I’m sure any tire store would say immediately change them, but even if they’re honest, they want to sell tires so are going to be cautious and say replace them. Other guides say 5-10 years. Thanks, that is such a long range as to be useless.
So, replace them now or just let it go until one of the cracks gets worse?
I replaced tires that had enough tread and hadn’t run very many miles due to dry rot. In my case, I trusted the advice of a local tire shop but if you don’t, there may be a way that you can confirm if dry rot is an issue.
What sort of vehicle and what sort of driving in what climate?
Urban / suburban driving in non-snow, non-desert conditions? Drive on them another 3 years, but keep an eye on them and when any of them develop a slow leak, replace the whole set. IOW, run 'em until they die; nothing seriously bad can happen in that environment.
3 hours per day at 90mph on a desert or snowy freeway out in the boonies? Replace them reasonably soon before the blowout strands (or crashes) you.
IMO, Y remaining tire MMV.
The tires definitely have dry rot. I just don’t know if it is dangerous yet.
Heavy Suburban, but that’s what the tires are made for. Mostly city driving, and not much at that, but I don’t hesitate to take it on the highway, if that’s where the route goes. In 2023 we put 1000 miles on it, and put gas in it 3 times.
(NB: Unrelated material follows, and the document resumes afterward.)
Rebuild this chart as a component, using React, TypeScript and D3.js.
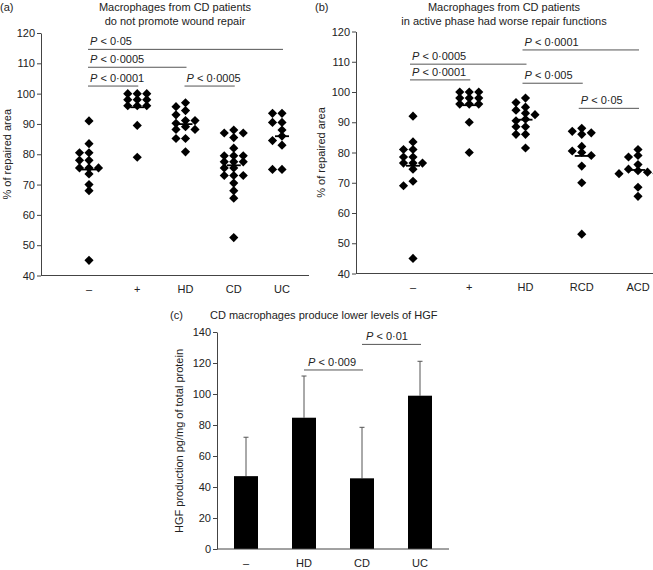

Could be snow, could be hot, always dry air, and extra UV rays from the altitude.
Mostly what I want are some second opinions from people who have some knowledge, but aren’t interested in selling me something. As I said, I know the tire place will tell me to replace them, and they’re being honest, but also cautious. Are they being overly cautious because that’s to their advantage? I don’t know.
Lemme check w my auto guru & get back to you tomorrow.